Eastern philosophy and religion became highly interlinked with the psychedelic culture in the '60s as comparisons between the psychedelic experience and religious concepts of higher mental states were made. Eastern practices, such as meditation were approached as alternative to psychedelics because the method can lead to similar mental awareness and for reaching higher mind stages. However, as noted by Patrick Lundborg that “the religious model is an interpretation, whereas the psychedelic experience, if registered according to proper phenomenology, is simply a description”* and these organized religions with their explanatory belief systems and traditions is not always the ideal model for the psychedelicists exploring their personal inner cosmos.

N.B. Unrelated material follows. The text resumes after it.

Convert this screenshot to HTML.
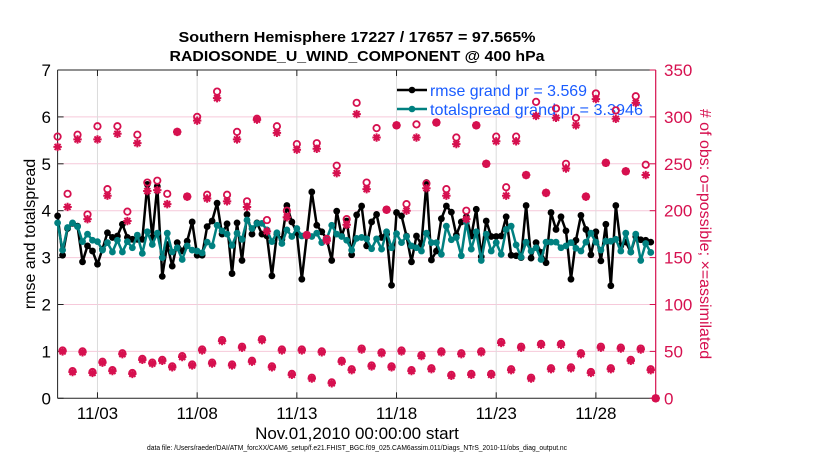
<!DOCTYPE html>
<html><head><meta charset="utf-8"><style>
html,body{margin:0;padding:0;background:#fff;width:830px;height:470px;overflow:hidden}
svg{display:block;font-family:"Liberation Sans",Arial,sans-serif}
</style></head><body>
<svg id="chart" width="830" height="470" viewBox="0 0 830 470" xmlns="http://www.w3.org/2000/svg">
<text x="357" y="42" text-anchor="middle" font-size="15" font-weight="bold" textLength="357" lengthAdjust="spacingAndGlyphs">Southern Hemisphere 17227 / 17657 = 97.565%</text>
<text x="357" y="61" text-anchor="middle" font-size="15" font-weight="bold" textLength="375" lengthAdjust="spacingAndGlyphs">RADIOSONDE_U_WIND_COMPONENT @ 400 hPa</text>
<g id="grid"></g>
<g id="axes"></g>
<g id="series"></g>
<g id="legend">
  <line x1="397" y1="90" x2="427" y2="90" stroke="#000" stroke-width="2.5"/>
  <circle cx="412" cy="90" r="3.3" fill="#000"/>
  <text x="430" y="96" font-size="16" fill="#1a5cff" textLength="157" lengthAdjust="spacingAndGlyphs">rmse grand pr = 3.569</text>
  <line x1="397" y1="109" x2="427" y2="109" stroke="#008080" stroke-width="2.5"/>
  <circle cx="412" cy="109" r="3.3" fill="#008080"/>
  <text x="430" y="115" font-size="16" fill="#1a5cff" textLength="213" lengthAdjust="spacingAndGlyphs">totalspread grand pr = 3.3946</text>
</g>
<g id="obs"></g>
<text transform="translate(35,234) rotate(-90)" text-anchor="middle" font-size="16">rmse and totalspread</text>
<text transform="translate(700,234) rotate(90)" text-anchor="middle" font-size="16" fill="#d6104f"> # of obs: o=possible; ×=assimilated</text>
<text x="357" y="439" text-anchor="middle" font-size="17">Nov.01,2010 00:00:00 start</text>
<text x="357" y="450" text-anchor="middle" font-size="7.5" textLength="420" lengthAdjust="spacingAndGlyphs">data file: /Users/raeder/DAI/ATM_forcXX/CAM6_setup/f.e21.FHIST_BGC.f09_025.CAM6assim.011/Diags_NTrS_2010-11/obs_diag_output.nc</text>
</svg>
<script>
const xTickDays = [2, 7, 12, 17, 22, 27];
const xTickLabels = ["11/03", "11/08", "11/13", "11/18", "11/23", "11/28"];
const leftTicks = [0, 1, 2, 3, 4, 5, 6, 7];
const rightTicks = [0, 50, 100, 150, 200, 250, 300, 350];
const rmse = [3.89,3.05,3.62,3.73,3.67,2.91,3.25,3.14,2.86,3.18,
3.53,3.43,3.46,3.71,3.43,3.39,3.39,3.39,4.56,3.43,
4.52,2.60,3.28,2.82,3.32,3.14,3.35,3.76,3.05,3.05,
3.66,3.78,4.16,3.50,3.72,2.66,3.74,2.94,3.92,3.50,
3.74,3.50,3.46,2.61,3.50,3.39,4.11,3.76,3.53,2.54,
3.46,4.40,3.69,3.55,3.40,2.94,3.99,3.46,3.78,3.06,
3.91,4.10,3.25,3.76,3.92,3.43,3.50,2.41,3.96,3.89,
3.46,2.91,3.46,3.28,4.60,2.95,3.14,3.83,4.10,3.97,
3.48,3.76,3.87,3.46,4.03,3.02,3.78,3.45,3.45,3.46,
3.87,3.05,3.04,3.00,4.11,2.99,3.32,3.11,2.89,3.96,
3.60,3.87,3.57,2.54,3.37,3.90,3.60,3.06,3.55,2.93,
3.71,2.40,4.11,3.25,3.33,3.12,3.45,3.38,3.37,3.33];
const spread = [3.74,3.16,3.64,3.74,3.66,3.34,3.50,3.37,3.34,3.16,
3.32,3.12,3.37,3.12,3.34,3.21,3.48,3.09,3.55,3.28,
3.52,3.00,3.52,3.12,3.21,2.96,3.25,3.16,3.14,3.10,
3.33,3.25,3.69,3.57,3.50,3.26,3.52,3.39,3.80,3.62,
3.73,3.73,3.59,3.34,3.53,3.30,3.59,3.45,3.62,3.46,
3.50,3.45,3.52,3.32,3.40,3.69,3.50,3.45,3.37,3.16,
3.41,3.43,3.40,3.19,3.40,3.18,3.55,3.21,3.51,3.32,
3.45,3.25,3.21,3.14,3.52,3.32,3.32,3.07,3.67,3.38,
3.43,3.04,3.76,3.18,3.55,2.94,3.50,3.14,3.32,3.07,
3.60,3.67,3.27,3.01,3.33,3.14,3.21,2.96,3.33,3.33,
3.33,3.21,3.25,3.32,3.20,3.14,3.33,3.52,3.33,3.16,
3.35,3.35,3.39,3.14,3.52,3.12,3.50,2.94,3.30,3.11];
const obsAssimilated = [268,50,204,28,276,49,191,27,276,38,
216,29,282,47,189,26,272,41,221,37,
222,40,207,33,284,44,215,35,296,51,
213,37,320,61,210,35,276,54,204,39,
297,62,178,33,283,51,193,25,265,51,
174,21,266,49,168,16,240,39,185,30,
303,52,223,34,278,48,201,33,291,50,
200,29,278,45,224,31,294,49,216,24,
271,47,191,25,291,49,250,25,274,59,
216,30,274,54,238,21,301,57,219,31,
299,57,245,32,291,47,215,27,319,54,
251,31,298,53,242,40,315,52,238,30,
0];
const obsPossible = [279,51,218,29,281,50,196,28,290,39,
223,30,290,48,199,27,281,42,230,38,
232,41,218,34,284,45,215,36,300,52,
217,38,327,62,217,36,284,55,210,40,
298,63,190,34,290,52,200,26,271,52,
174,22,272,50,170,17,248,40,191,31,
315,53,230,35,288,49,201,34,291,51,
207,30,292,46,229,32,294,50,223,25,
278,48,200,26,291,50,250,26,279,60,
225,31,279,55,238,22,316,58,219,32,
309,58,250,33,299,48,215,28,325,55,
251,32,307,54,242,41,322,53,249,31,
0];

const NS = "http://www.w3.org/2000/svg";
const L = 57.6, R = 655.7, T = 70, B = 398.3;
const xDays = 30, yLeftMax = 7, yRightMax = 350;
const stepDays = 0.25;
function xScale(d){ return L + d / xDays * (R - L); }
function yLeft(v){ return B - v / yLeftMax * (B - T); }
function yRight(v){ return B - v / yRightMax * (B - T); }
function mk(tag, attrs, parent){
  const e = document.createElementNS(NS, tag);
  for (const k in attrs) e.setAttribute(k, attrs[k]);
  parent.appendChild(e);
  return e;
}
const grid = document.getElementById('grid');
const axes = document.getElementById('axes');
const series = document.getElementById('series');
const obs = document.getElementById('obs');

rightTicks.forEach(v => {
  if (v === 0 || v === yRightMax) return;
  const g = mk('line', {x1: L, x2: R, y1: yRight(v), y2: yRight(v), stroke: '#f6c9da', 'stroke-width': 1}, grid);
  
  
});
xTickDays.forEach((d, k) => {
  const g = mk('line', {x1: xScale(d), x2: xScale(d), y1: T, y2: B, stroke: '#dcdcdc', 'stroke-width': 1}, grid);
  
  
  mk('line', {x1: xScale(d), x2: xScale(d), y1: B, y2: B - 6, stroke: '#222', 'stroke-width': 1}, axes);
  mk('line', {x1: xScale(d), x2: xScale(d), y1: T, y2: T + 6, stroke: '#222', 'stroke-width': 1}, axes);
  const t = mk('text', {x: xScale(d), y: 419, 'text-anchor': 'middle', 'font-size': 17}, axes);
  t.textContent = xTickLabels[k];
  
  
});
mk('line', {x1: L, x2: R, y1: T, y2: T, stroke: '#222', 'stroke-width': 1}, axes);
mk('line', {x1: L, x2: R, y1: B, y2: B, stroke: '#222', 'stroke-width': 1}, axes);
mk('line', {x1: L, x2: L, y1: T, y2: B, stroke: '#222', 'stroke-width': 1}, axes);
mk('line', {x1: R, x2: R, y1: T, y2: B, stroke: '#d6104f', 'stroke-width': 1.2}, axes);
leftTicks.forEach(v => {
  mk('line', {x1: L, x2: L + 6, y1: yLeft(v), y2: yLeft(v), stroke: '#222', 'stroke-width': 1}, axes);
  const t = mk('text', {x: 51, y: yLeft(v) + 6, 'text-anchor': 'end', 'font-size': 17}, axes);
  t.textContent = v;
  
  
});
rightTicks.forEach(v => {
  mk('line', {x1: R, x2: R - 6, y1: yRight(v), y2: yRight(v), stroke: '#d6104f', 'stroke-width': 1}, axes);
  const t = mk('text', {x: 664, y: yRight(v) + 6, 'font-size': 17, fill: '#d6104f'}, axes);
  t.textContent = v;
  
  
});

function drawLine(vals, color, name){
  const pts = vals.map((v, i) => xScale(i * stepDays).toFixed(2) + ',' + yLeft(v).toFixed(2)).join(' ');
  const pl = mk('polyline', {points: pts, fill: 'none', stroke: color, 'stroke-width': 2.5, 'stroke-linejoin': 'round'}, series);
  
  
  vals.forEach((v, i) => {
    const c = mk('circle', {cx: xScale(i * stepDays), cy: yLeft(v), r: 3.4, fill: color}, series);
    
    
  });
}
drawLine(rmse, '#000', 'rmse');
drawLine(spread, '#008080', 'totalspread');

const red = '#d6104f';
obsPossible.forEach((v, i) => {
  const c = mk('circle', {cx: xScale(i * stepDays), cy: yRight(v), r: 3.2, fill: 'none', stroke: red, 'stroke-width': 1.8}, obs);
  
  
});
obsAssimilated.forEach((v, i) => {
  const cx = xScale(i * stepDays), cy = yRight(v), s = 4.2, d = 3.0;
  const g = mk('path', {d: `M${cx-s},${cy}H${cx+s}M${cx},${cy-s}V${cy+s}M${cx-d},${cy-d}L${cx+d},${cy+d}M${cx-d},${cy+d}L${cx+d},${cy-d}`, stroke: red, 'stroke-width': 2, fill: 'none'}, obs);
  
  
});
</script>
</body></html>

One of the most famous examples of the merging of Eastern religion and psychedelia is Timothy Leary et al.´s guide-book The Psychedelic Experience where they linked the psychedelic trip to the Tibetan Book of the Dead and similarities were drawn between the effects of psychedelics and the intermediate steps of life and rebirth.
The Eastern influences also made its way into the music and many artists started to incorporate Indian instruments, Eastern melodic structures and scales. For some, this was just a way to ride the hype whereas some had a more original approach to it and here we cherry-picked some of the ones that we think where more genuine in their influences of Eastern culture.
Spikedrivers (OM 1966)
-Often I Wonder
Orient Express-same (Mainstream 1969)
Bhagavan Das and Amazing Grace-Swaha (1974)
-Just Can't Keep From Crying
New Age-All Around (RD 1967/2007)
-Alone in a Wonderland
Ananda Shankar-Ananda Shankar and His Music (EMI 1975)
13th Floor Elevators-Easter Everywhere (IA 1967)
-Slip Inside This House
* Patrick Lundborg, Psychedlia – An Ancient Culture, A Modern Way of Living (2012), page 360.